BAŞKAN - Lütfen sözünüzü tamamlayınız.

TANJU ÖZCAN (Devamla) - Tamamlayacağım efendim.

?özel yetkili mahkemelerin hâkimlerinin de tazminatta sorumlu olacağını bugünden ilan ediyorum. İşte o yüzden de Sayın Ali Özgündüz'ün teklifine ağır kusuru ve ihmali olan kamu görevlilerinin de rücu sorumluluğuyla karşı karşıya bırakılması gerektiğini düşünüyorum.
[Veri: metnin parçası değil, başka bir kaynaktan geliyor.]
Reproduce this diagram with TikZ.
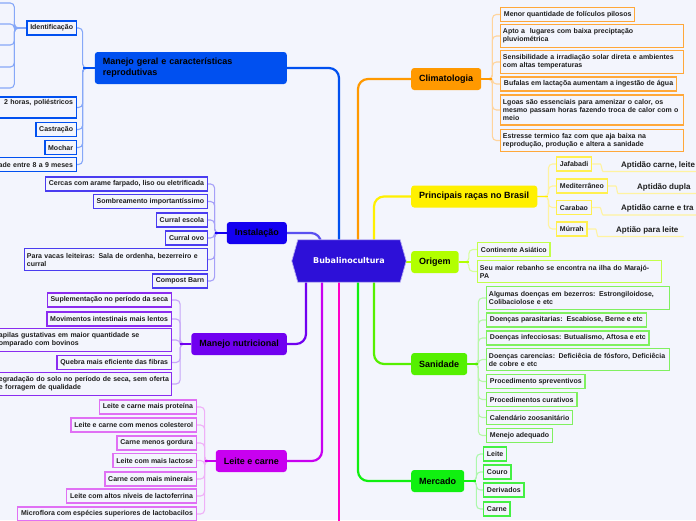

Yasanın bu şekilde genişletilmesini ben de talep ediyorum.

Son bir cümle olarak şunu söylüyorum konuyla ilgisi yok ama: Sayın Oktay Vural burada konuşurken konuşmasının tamamına katılıyorum. Arkadaşlar, birazdan cep telefonumuza bir mesaj gelse, deseler ki: "Suriye'yle aramızda sıcak bir çatışma başladı." Bu çatışmanın neden başladığını bile Türkiye Cumhuriyeti milletvekilleri olarak biz bilmiyoruz. Burada nasıl bir ulusal çıkarımız var, bunu dahi bilmiyoruz. Gerçekten burada sadece taşeronluk yapıyoruz ve ben buna bir milletvekili olarak alet olmaktan dolayı utanç duyuyorum.

Hepinizi saygıyla selamlıyorum. (CHP ve MHP sıralarından alkışlar)

BAŞKAN - Teşekkür ediyoruz Sayın Özcan.